Dans les bidonvilles de Nairobi, les infrastructures et les services sont tout à fait insuffisants pour répondre aux besoins fondamentaux des habitants. Bien souvent, ces quartiers ne disposent pas de routes, d’égouts, d’approvisionnement en eau, d’électricité ni d’éclairage public. Lorsque ces services existent, ils sont bien inférieurs à la norme. Mukuru Kwa Njenga ne fait pas exception. Mama Esther, qui habite ce quartier, a déclaré à Amnesty International : « Nous sommes environ 15 familles sur ce terrain, qui appartient à un seul propriétaire. Chaque famille loue une maison d’une pièce et paie entre 400 et 700 shillings [entre 3,80 et 6,60 euros environ]. Je paie un loyer de 400 shillings. Comme vous le voyez, il n’y a qu’une seule chambre mais on la divise en deux pour que mes trois enfants puissent dormir dans l’autre partie. « Les 15 familles vivant sur ce terrain utilisent la même latrine à fosse, que l’on peut voir à l’extérieur. Il y a aussi une salle d’eau commune attenante, dont l’entrée est couverte par une bâche en plastique. « Nous sommes tellement nombreux que nous devons nous organiser dans la journée pour l’utilisation de la latrine et, surtout, de la salle d’eau. » |
Les gouvernements doivent agir sans délai
En finir avec les expulsions forcées
Les gouvernements doivent prendre toutes les mesures nécessaires, notamment adopter des lois et des politiques conformes au droit international relatif aux droits humains, afin d’empêcher et de prévenir les expulsions forcées.

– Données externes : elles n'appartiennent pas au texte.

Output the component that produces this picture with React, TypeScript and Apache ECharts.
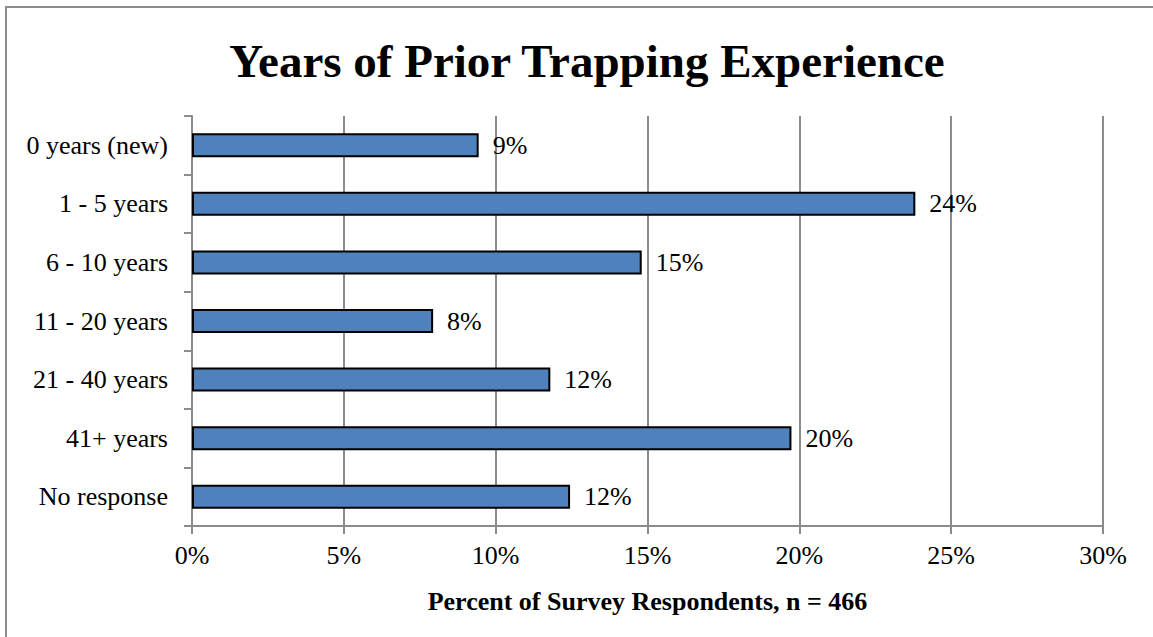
import React, { useEffect, useRef } from "react";
import * as echarts from "echarts";

const categories = [
  "0 years (new)",
  "1 - 5 years",
  "6 - 10 years",
  "11 - 20 years",
  "21 - 40 years",
  "41+ years",
  "No response",
];
const percents = [9.44, 23.82, 14.81, 7.94, 11.8, 19.74, 12.45];
const xTicks = [0, 5, 10, 15, 20, 25, 30];

const SERIF = '"Liberation Serif", "Times New Roman", serif';

export default function App() {
  const ref = useRef<HTMLDivElement>(null);
  useEffect(() => {
    if (!ref.current) return;
    const chart = echarts.init(ref.current, null, { renderer: "svg" });
    chart.setOption({
      animation: false,
      backgroundColor: "#ffffff",
      title: {
        text: "Years of Prior Trapping Experience",
        left: 582,
        textAlign: "center",
        top: 31,
        textStyle: {
          fontFamily: SERIF,
          fontWeight: "bold",
          fontSize: 47,
          lineHeight: 50,
          color: "#000",
        },
      },
      graphic: [
        {
          type: "rect",
          shape: { x: 6, y: 7, width: 1170, height: 700 },
          style: { fill: "none", stroke: "#8c8c8c", lineWidth: 2 },
          silent: true,
        },
      ],
      grid: { left: 192, right: 50, top: 116, bottom: 111, containLabel: false },
      xAxis: {
        type: "value",
        min: xTicks[0],
        max: xTicks[xTicks.length - 1],
        interval: 5,
        name: "Percent of Survey Respondents, n = 466",
        nameLocation: "middle",
        nameGap: 62,
        nameTextStyle: {
          fontFamily: SERIF,
          fontWeight: "bold",
          fontSize: 26,
          color: "#000",
        },
        axisLine: { show: true, lineStyle: { color: "#8c8c8c", width: 2 } },
        axisTick: { show: true, length: 8, lineStyle: { color: "#8c8c8c", width: 2 } },
        axisLabel: {
          formatter: (v: number) => v + "%",
          fontFamily: SERIF,
          fontSize: 26,
          color: "#000",
          margin: 16,
        },
        splitLine: { show: true, lineStyle: { color: "#8c8c8c", width: 2 } },
      },
      yAxis: {
        type: "category",
        data: categories,
        inverse: true,
        axisLine: { show: true, lineStyle: { color: "#8c8c8c", width: 2 } },
        axisTick: { show: true, length: 8, alignWithLabel: false, lineStyle: { color: "#8c8c8c", width: 2 } },
        axisLabel: {
          fontFamily: SERIF,
          fontSize: 26,
          color: "#000",
          margin: 24,
        },
        splitLine: { show: false },
      },
      series: [
        {
          type: "bar",
          data: percents,
          barWidth: "41%",
          itemStyle: { color: "#4f81bd", borderColor: "#000", borderWidth: 2 },
          label: {
            show: true,
            position: "right",
            distance: 14,
            formatter: (p: any) => Math.round(p.value) + "%",
            fontFamily: SERIF,
            fontSize: 26,
            color: "#000",
          },
        },
      ],
    });
    return () => chart.dispose();
  }, []);
  return (
    <div
      ref={ref}
      style={{ position: "absolute", left: 0, top: 0, width: 1153, height: 637 }}
    />
  );
}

Faire en sorte que les habitants des bidonvilles aient le même accès aux services publics que le reste de la population
Les gouvernements doivent lutter contre la discrimination directe et indirecte à l’égard des habitants des bidonvilles. Les lois et les dispositions ayant un effet discriminatoire doivent être réformées, modifiées ou abrogées. Les gouvernements doivent veiller à ce que les habitants des bidonvilles aient accès, au même titre que le reste de la population, à l’eau, aux infrastructures sanitaires, aux soins médicaux, au logement, à l’éducation, et bénéficient d’un maintien de l’ordre juste et efficace.
Permettre et garantir une participation active des habitants des bidonvilles à tous les projets visant à revaloriser les bidonvilles
Les gouvernements doivent mettre un terme à la répression contre les habitants des bidonvilles et ceux qui oeuvrent en faveur de ces personnes. Ils doivent prendre des mesures efficaces et supprimer les obstacles empêchant la participation active des habitants des bidonvilles à tout projet de revalorisation, d’urbanisme et d’établissement de budget affectant leur vie, directement ou indirectement. Les initiatives de revalorisation, les politiques et programmes de construction de logements doivent être conformes aux normes internationales en matière de droits humains, et particulièrement au droit à un logement convenable.